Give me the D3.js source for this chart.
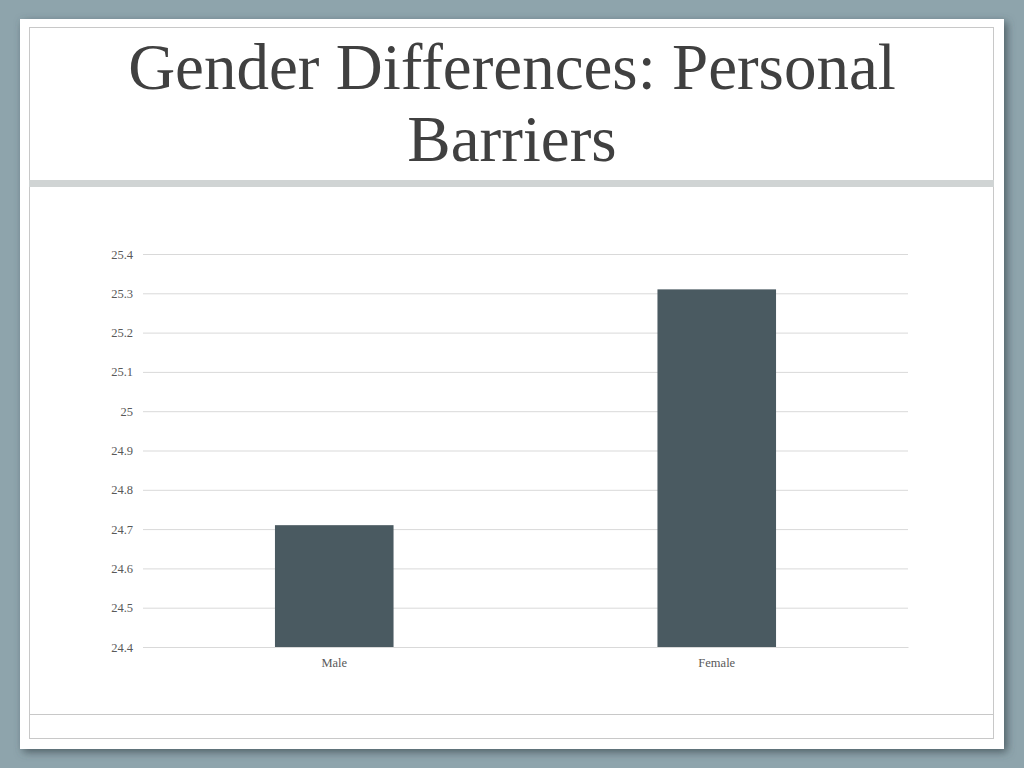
<!DOCTYPE html>
<html>
<head>
<meta charset="utf-8">
<script src="https://cdn.jsdelivr.net/npm/d3@7"></script>
<style>
  html, body { margin: 0; padding: 0; background: #8ea4ac; }
  svg { display: block; }
</style>
</head>
<body>
<svg id="chart" width="1024" height="768"></svg>
<script>
const titleLines = ["Gender Differences: Personal", "Barriers"];
const categories = ["Male", "Female"];
const values = [24.71, 25.31];
const yTicks = [24.4, 24.5, 24.6, 24.7, 24.8, 24.9, 25, 25.1, 25.2, 25.3, 25.4];
const yDomain = [24.4, 25.4];

(function () {
const svg = d3.select("#chart");

const defs = svg.append("defs");
const f = defs.append("filter").attr("id", "shadow").attr("x", "-5%").attr("y", "-5%").attr("width", "110%").attr("height", "110%");
f.append("feDropShadow").attr("dx", 3).attr("dy", 3).attr("stdDeviation", 4).attr("flood-color", "#3c4e55").attr("flood-opacity", 0.8);

svg.append("rect").attr("x", 0).attr("y", 0).attr("width", 1024).attr("height", 768).attr("fill", "#8ea4ac");
svg.append("rect").attr("x", 20).attr("y", 19).attr("width", 984).attr("height", 730)
  .attr("fill", "#ffffff").attr("filter", "url(#shadow)");
svg.append("rect").attr("x", 29.5).attr("y", 27.5).attr("width", 964).attr("height", 711)
  .attr("fill", "none").attr("stroke", "#c8c8c8").attr("stroke-width", 1);
svg.append("rect").attr("x", 29).attr("y", 180).attr("width", 965).attr("height", 7).attr("fill", "#d0d4d4");
svg.append("line").attr("x1", 29).attr("x2", 994).attr("y1", 714.5).attr("y2", 714.5)
  .attr("stroke", "#c8c8c8").attr("stroke-width", 1);

const title = svg.append("text").attr("text-anchor", "middle")
  .attr("font-family", "'Liberation Serif', 'DejaVu Serif', serif")
  .attr("font-size", 65).attr("fill", "#404040");
titleLines.forEach((t, i) => {
  title.append("tspan").attr("x", 512).attr("y", 89 + i * 72).text(t);
});

const mLeft = 143, mRight = 908, mTop = 254, mBottom = 647;
const x = d3.scaleBand().domain(categories).range([mLeft, mRight]).paddingInner(0.69).paddingOuter(0.345);
const y = d3.scaleLinear().domain(yDomain).range([mBottom, mTop]);

const yAxis = d3.axisLeft(y).tickValues(yTicks).tickSize(-(mRight - mLeft)).tickPadding(10).tickFormat(d3.format("~g"));
const gy = svg.append("g").attr("transform", `translate(${mLeft},0)`).call(yAxis);
gy.select(".domain").remove();
gy.selectAll(".tick line").attr("stroke", "#d9d9d9").attr("stroke-width", 1);
gy.selectAll(".tick text").attr("font-family", "'Liberation Serif', serif").attr("font-size", 12.5).attr("fill", "#595959");

svg.append("g").selectAll("rect").data(categories).join("rect")
  .attr("x", d => x(d))
  .attr("width", x.bandwidth())
  .attr("y", (d, i) => y(values[i]))
  .attr("height", (d, i) => y(yDomain[0]) - y(values[i]))
  .attr("fill", "#4a5a61");

const xAxis = d3.axisBottom(x).tickSize(0).tickPadding(11);
const gx = svg.append("g").attr("transform", `translate(0,${mBottom})`).call(xAxis);
gx.select(".domain").attr("stroke", "#d9d9d9");
gx.selectAll(".tick text").attr("font-family", "'Liberation Serif', serif").attr("font-size", 12.5).attr("fill", "#595959");
})();
</script>
</body>
</html>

Directive >>
Exclude the pictures. Write out the remaining data exactly.

Finished answer >>
Give me the D3.js source for this chart.
<!DOCTYPE html>
<html>
<head>
<meta charset="utf-8">
<script src="https://cdn.jsdelivr.net/npm/d3@7"></script>
<style>
  html, body { margin: 0; padding: 0; background: #8ea4ac; }
  svg { display: block; }
</style>
</head>
<body>
<svg id="chart" width="1024" height="768"></svg>
<script>
const titleLines = ["Gender Differences: Personal", "Barriers"];
const categories = ["Male", "Female"];
const values = [24.71, 25.31];
const yTicks = [24.4, 24.5, 24.6, 24.7, 24.8, 24.9, 25, 25.1, 25.2, 25.3, 25.4];
const yDomain = [24.4, 25.4];

(function () {
const svg = d3.select("#chart");

const defs = svg.append("defs");
const f = defs.append("filter").attr("id", "shadow").attr("x", "-5%").attr("y", "-5%").attr("width", "110%").attr("height", "110%");
f.append("feDropShadow").attr("dx", 3).attr("dy", 3).attr("stdDeviation", 4).attr("flood-color", "#3c4e55").attr("flood-opacity", 0.8);

svg.append("rect").attr("x", 0).attr("y", 0).attr("width", 1024).attr("height", 768).attr("fill", "#8ea4ac");
svg.append("rect").attr("x", 20).attr("y", 19).attr("width", 984).attr("height", 730)
  .attr("fill", "#ffffff").attr("filter", "url(#shadow)");
svg.append("rect").attr("x", 29.5).attr("y", 27.5).attr("width", 964).attr("height", 711)
  .attr("fill", "none").attr("stroke", "#c8c8c8").attr("stroke-width", 1);
svg.append("rect").attr("x", 29).attr("y", 180).attr("width", 965).attr("height", 7).attr("fill", "#d0d4d4");
svg.append("line").attr("x1", 29).attr("x2", 994).attr("y1", 714.5).attr("y2", 714.5)
  .attr("stroke", "#c8c8c8").attr("stroke-width", 1);

const title = svg.append("text").attr("text-anchor", "middle")
  .attr("font-family", "'Liberation Serif', 'DejaVu Serif', serif")
  .attr("font-size", 65).attr("fill", "#404040");
titleLines.forEach((t, i) => {
  title.append("tspan").attr("x", 512).attr("y", 89 + i * 72).text(t);
});

const mLeft = 143, mRight = 908, mTop = 254, mBottom = 647;
const x = d3.scaleBand().domain(categories).range([mLeft, mRight]).paddingInner(0.69).paddingOuter(0.345);
const y = d3.scaleLinear().domain(yDomain).range([mBottom, mTop]);

const yAxis = d3.axisLeft(y).tickValues(yTicks).tickSize(-(mRight - mLeft)).tickPadding(10).tickFormat(d3.format("~g"));
const gy = svg.append("g").attr("transform", `translate(${mLeft},0)`).call(yAxis);
gy.select(".domain").remove();
gy.selectAll(".tick line").attr("stroke", "#d9d9d9").attr("stroke-width", 1);
gy.selectAll(".tick text").attr("font-family", "'Liberation Serif', serif").attr("font-size", 12.5).attr("fill", "#595959");

svg.append("g").selectAll("rect").data(categories).join("rect")
  .attr("x", d => x(d))
  .attr("width", x.bandwidth())
  .attr("y", (d, i) => y(values[i]))
  .attr("height", (d, i) => y(yDomain[0]) - y(values[i]))
  .attr("fill", "#4a5a61");

const xAxis = d3.axisBottom(x).tickSize(0).tickPadding(11);
const gx = svg.append("g").attr("transform", `translate(0,${mBottom})`).call(xAxis);
gx.select(".domain").attr("stroke", "#d9d9d9");
gx.selectAll(".tick text").attr("font-family", "'Liberation Serif', serif").attr("font-size", 12.5).attr("fill", "#595959");
})();
</script>
</body>
</html>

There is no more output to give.